Di pesantrennya, Kiai menempati rumah sederhana berdinding papan berukuran 3 x
6 meter. Rumah yang terletak di antara asrama santri wanita dan santri pria itu
tergolong paling jelek di Desa Sukorejo. Tapi tidak sembarang tamu boleh
berkunjung ke rumah itu – sebab yang diterima di sana hanya yang sudah dianggap
keluarga. Para pejabat, dari lurah sampai menteri, diterima di rumah yang lebih
bagus, milik anaknya. Di rumah si anak tersedia ruang berukuran sekitar 30 m2
yang digelari permadani untuk tamu yang ingin bermalam, atau terpaksa bermalam,
menanti giliran menemui Kiai, yang semua gigi atasnya sudah tanggal.
Di pesantren seluas 7 hektar inilah nanti, November 1983, akan berlangsung
Musyawarah Nasional NU. Untuk itu, semua biaya ditanggung pesantren pimpinan
Kiai As’ad ini. Warga NU di Situbondo dan Bondowoso langsung terlibat. “Akan
saya perintahkan untuk menyumbang beras satu kilogram setiap orang,” kata Kiai.
Beras itu dimaksudkan untuk konsumsi peserta musyawarah nasional yang
diperkirakan lebih dari seribu orang. Kiai yang tampak sehat ini tak
menjelaskan agenda munas itu.
Silsilah Nasab
Di tengah
gejolak perjuangan itu (1939), K.H. As’ad menyunting gadis Madura, Zubaidah.
Dan kini dikaruniai lima anak. Si bungsu, satu-satunya lelaki, Ahmad Fawaid.
Pendidikan
Pada masa
mudanya, KH R. As’ad muda menghabiskan masa lajangnya di berbagai pondok
pesantren di pulau jawa. Beberapa PONPES yang pernah beliau tempati dalam
mengais ilmu agama, antara lain PP Demangan Bangkalan asuhan KH Cholil Bangkalan, PP Panji, Buduran, PP
Tetango Sampang, PP Sidogiri, Pasuruan,
PP Tebuireng, Jombang
dan berbnagai PONPES lainnya di Pulau Jawa dan Madura.
Silsilah Keilmuan
Setelah malang
melintang di berbagai pesantren beliau melanjutkan studinya ke Makkatal
Mukarromah dan disana beliau berguru kepada Ulama’-ulama besar seperti:
- Sayyid
Muhammad Amin Al-Qutby
- Syekh
Hasan Al-Massad
- Sayyid
Hasan Al-Yamani
- Sayyid Abbas Al
Maliki
serta beberapa
ulama besar lainnya.
Jasa dan Karya Beliau
Pesantren Sukorejo
Pesantren
Sukorejo di bawah K.H. As’ad kini berkembang dengan pesat. Terletak di pinggir
jalan raya Situbondo Banyuwangi, 7 km sebelah timur Kecamatan Asembagus.

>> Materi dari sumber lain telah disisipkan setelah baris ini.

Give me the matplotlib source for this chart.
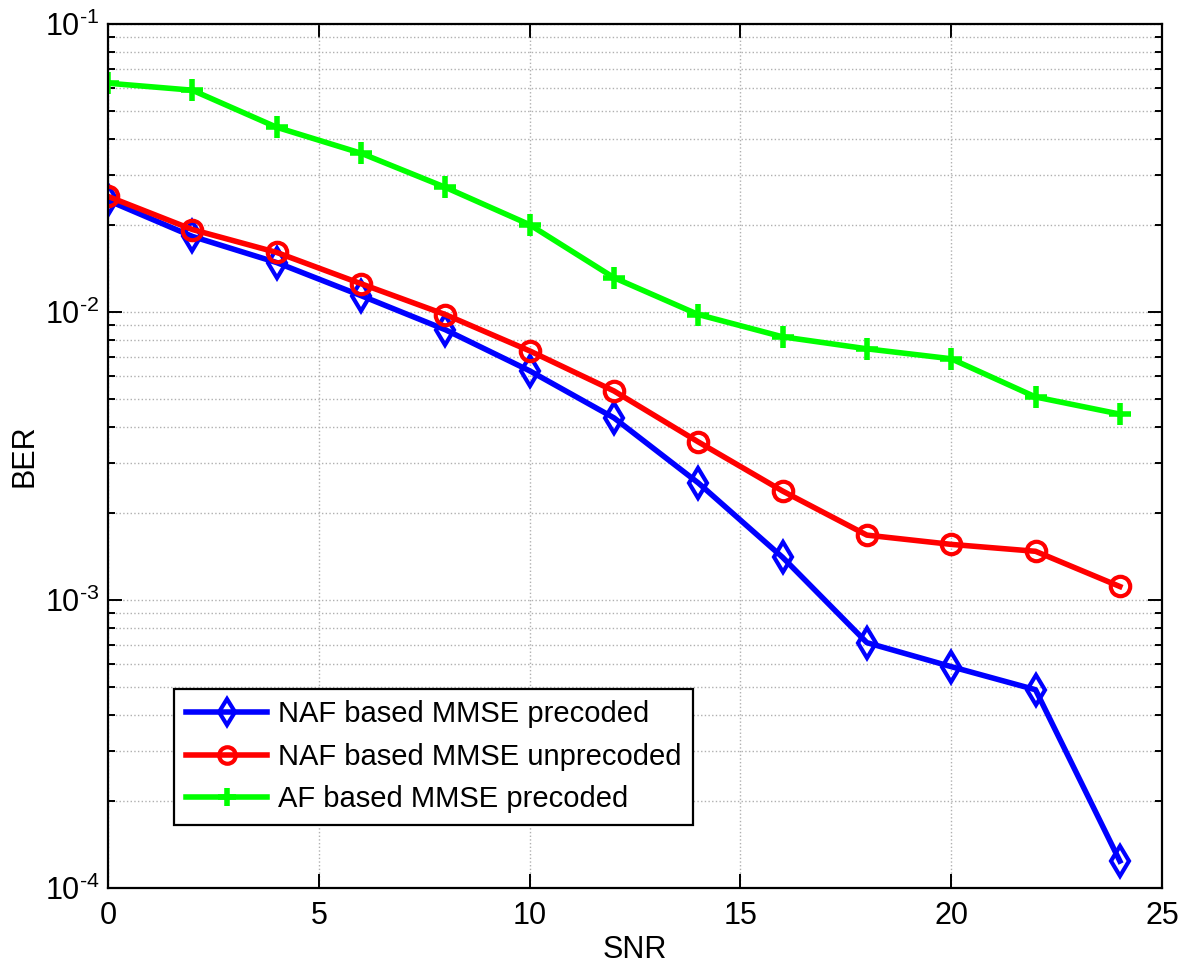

Dipintu gerbangnya tertulis bahasa Arab Ahlan Wa Sahlan dan bahasa Inggris
Welcome. Di pondok ini selain dikembangkan pendidikan gaya pesantren, juga
ditumbuhkan pendidikan umum, SMP, SMA, dan Universitas Ibrahimy. Santri yang
mengaji d pesantren sekitar 3.000, dan jika dihitung semua siswa (santri dan
murid sekolah umum) berjumlah 4.100 orang. Kompleks ini dijuluki “kota santri”.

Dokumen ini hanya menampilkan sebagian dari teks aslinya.